Bitcoin News
US spot Bitcoin ETFs recorded a third straight session of net outflows, shedding $68.18 million on June 22 as institutional demand stayed muted. BlackRock's IBIT bore the brunt with $171.96 million in redemptions, while Grayscale's GBTC lost $80.96 million. Six of the thirteen funds bucked the trend: ARKB drew $64 million, FBTC $57.38 million, Grayscale's mini $BTC product $48.14 million, alongside smaller inflows into MSBT, EZBC and BTCW. Cumulative net inflows across the complex now stand at $53.33 billion, with total net assets of $80.22 billion — roughly 6.21% of Bitcoin's market capitalization. The streak underscores cautious positioning among large allocators.

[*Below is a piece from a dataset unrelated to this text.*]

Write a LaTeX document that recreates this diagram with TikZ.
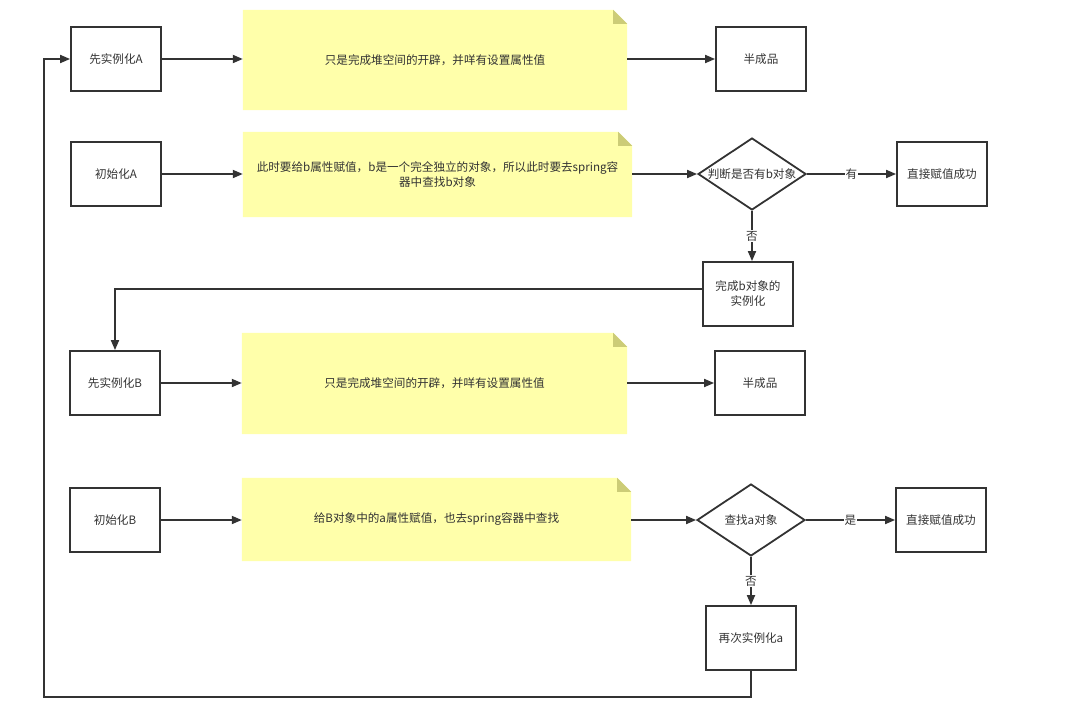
\documentclass[tikz,border=0pt]{standalone}
\usepackage{fontspec}
\setmainfont{Noto Sans CJK SC}
\usetikzlibrary{arrows.meta,shapes.geometric,backgrounds}
\definecolor{ln}{HTML}{333333}
\definecolor{txt}{HTML}{333333}
\definecolor{notefill}{HTML}{FFFFAA}
\definecolor{notefold}{HTML}{CCCC77}
\newcommand\fsz{\fontsize{11.6}{15}\selectfont}
\newcommand\notebg[1]{%
  \fill[notefill] (#1.north west) -- ([xshift=-14pt]#1.north east) -- ([yshift=-14pt]#1.north east) -- (#1.south east) -- (#1.south west) -- cycle;
  \fill[notefold] ([xshift=-14pt]#1.north east) -- ([xshift=-14pt,yshift=-14pt]#1.north east) -- ([yshift=-14pt]#1.north east) -- cycle;}
\begin{document}
\begin{tikzpicture}[x=1pt,y=-1pt,
  box/.style={draw=ln, line width=1.8pt, minimum width=90pt, minimum height=64pt, inner sep=0pt, text=txt, font=\fsz, align=center},
  note/.style={inner sep=0pt, text=txt, font=\fsz, align=center},
  dec/.style={diamond, draw=ln, line width=1.8pt, minimum width=108pt, minimum height=72pt, inner sep=0pt, text=txt, font=\fsz},
  arr/.style={draw=ln, line width=1.8pt, -{Triangle[length=10pt,width=8pt]}},
  lab/.style={fill=white, inner sep=1pt, text=txt, font=\fsz}]
\useasboundingbox (0,0) rectangle (1079,712);
% row 1
\node[box] (a1) at (116,59) {先实例化A};
\node[note, minimum width=384pt, minimum height=100pt] (n1) at (435,60) {只是完成堆空间的开辟，并咩有设置属性值};
\node[box] (h1) at (761,59) {半成品};
% row 2
\node[box] (i1) at (116,174) {初始化A};
\node[note, minimum width=389pt, minimum height=85pt] (n2) at (437.5,174.5) {此时要给b属性赋值，b是一个完全独立的对象，所以此时要去spring容\\器中查找b对象};
\node[dec] (d1) at (752,174) {\makebox[0pt]{判断是否有b对象}};
\node[box] (s1) at (942,174) {直接赋值成功};
\node[box] (bd) at (748,294) {完成b对象的\\实例化};
% row 3
\node[box] (b1) at (115,383) {先实例化B};
\node[note, minimum width=385pt, minimum height=101pt] (n3) at (434.5,383.5) {只是完成堆空间的开辟，并咩有设置属性值};
\node[box] (h2) at (760,383) {半成品};
% row 4
\node[box] (i2) at (115,520) {初始化B};
\node[note, minimum width=389pt, minimum height=83pt] (n4) at (436.5,519.5) {给B对象中的a属性赋值，也去spring容器中查找};
\node[dec] (d2) at (751,520) {\makebox[0pt]{查找a对象}};
\node[box] (s2) at (941,520) {直接赋值成功};
\node[box] (ag) at (751,638) {再次实例化a};
\coordinate (c1) at (44,697);
\begin{pgfonlayer}{background}
\notebg{n1}\notebg{n2}\notebg{n3}\notebg{n4}
\end{pgfonlayer}
% connectors
\draw[arr] (a1.east) -- (a1.east -| n1.west);
\draw[arr] (a1.east -| n1.east) -- (a1.east -| h1.west);
\draw[arr] (i1.east) -- (i1.east -| n2.west);
\draw[arr] (d1.west -| n2.east) -- (d1.west);
\draw[arr] (d1.east) -- node[lab] {有} (d1.east -| s1.west);
\draw[arr] (d1.south) -- node[lab] {否} (d1.south |- bd.north);
\draw[arr] ([yshift=5pt]bd.west) -| (b1.north);
\draw[arr] (b1.east) -- (b1.east -| n3.west);
\draw[arr] (b1.east -| n3.east) -- (b1.east -| h2.west);
\draw[arr] (i2.east) -- (i2.east -| n4.west);
\draw[arr] (d2.west -| n4.east) -- (d2.west);
\draw[arr] (d2.east) -- node[lab] {是} (d2.east -| s2.west);
\draw[arr] (d2.south) -- node[lab] {否} (ag.north);
\draw[arr] (ag.south) |- (c1) |- (a1.west);
\end{tikzpicture}
\end{document}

Leverage flushed out of the market over the past 24 hours, with total liquidations reaching $324.39 million. Long positions accounted for $209.18 million, or about 64% of the total, against $115.21 million in shorts — a textbook long squeeze. Bitcoin led losses at $88.97 million liquidated, followed by Ethereum at $51.08 million and Solana at $10.72 million, with leveraged altcoin bets unwinding broadly. Traders now fixate on the $63,500 zone, where dense long-liquidation clusters sit just beneath spot. A defended $63,500 could mark a short-term bottom and open a push toward $65,000, where stacked short liquidity waits; a break below risks deeper trend deterioration.
Bitcoin treasury firm Strive accelerated its accumulation, disclosing the purchase of 759 $BTC between June 15 and 21 at an average price of $65,850, a roughly $50 million outlay. The buy, detailed in an 8-K filing with the SEC, lifted Strive's holdings from 19,105 to 19,864 $BTC, worth about $1.27 billion at current prices and ranking it seventh among public corporate holders. The pace marked a sharp escalation from the prior two weekly disclosures of just 32 and 73 $BTC. Strive is deploying an announced $4.2 billion capital plan, funding purchases through share and preferred-stock issuance while its cash position rose to $144.5 million.
On-chain data points to a tentative recovery in network activity even as sentiment stays defensive. Trading volume surged 35.64% to $24.87 billion over the prior day, while active wallets rebounded to 601,952 from 531,928 — a marked uptick in usage. Exchange-held supply slipped to 2.6916 million $BTC, with net flows staying in outflow territory, a sign sell-side inventory is thinning. Yet the Crypto Fear & Greed reading held at 22, deep in fear, little changed from 21 a day earlier. The split between rising activity and cautious psychology captures a market probing for direction without conviction.
Research circulating this week flagged a widening divergence between traditional markets and crypto. Bitcoin fell 3.76% on the week and Ethereum slipped 1.16%, even as equities rallied and the Federal Reserve held rates for a fourth straight meeting. The sharpest shock came from Strategy's STRC preferred shares, which cascaded to a record low near $88.6 amid margin calls and forced selling — exposing structural fragility in high-yield digital credit products. Unlike collapsed algorithmic stablecoins, STRC is indirectly backed by Bitcoin reserves, yet its slide prompted a broad reassessment of leveraged yield instruments and the collateral structures underpinning them.
A different long-term risk resurfaced after President Trump signed two executive orders targeting quantum computing. One sets a 2028 goal for a scientifically relevant quantum machine; the other accelerates the federal post-quantum cryptography deadline to December 2031 from 2035, directing NIST to pilot a migration by end-2027. The orders renewed scrutiny of Bitcoin's elliptic-curve cryptography, which a sufficiently powerful quantum computer could theoretically break to expose private keys. Advisory estimates suggest roughly 7 million $BTC could eventually sit at risk. Experts cautioned against panic, noting current hardware is far from capable and that quantum-resistant upgrades remain a multi-year roadmap, tempering near-term bear market fears.
COINOTAG's proprietary 42-indicator composite scoring engine rates the $64,184 resistance at 83/100, the strongest overhead level, driven by the confluence of a daily Doji, the Fibonacci 0.214 retracement and the R1 pivot; the $65,712 cap scores 78/100 on Previous Day High and Ichimoku Senkou A. On the downside, the $61,834 support earns 73/100 from Fibo 0.114, the volume point of control and a recent swing low. Derivatives lean cautiously long: funding holds at 0.0009%, open interest near $11.48 billion, and a 1.84 long/short ratio (64.8% long). With RSI at 41.14 and Fear & Greed at 23, a reclaim of $64,184 favors bulls, while losing $61,834 would invalidate the recovery thesis.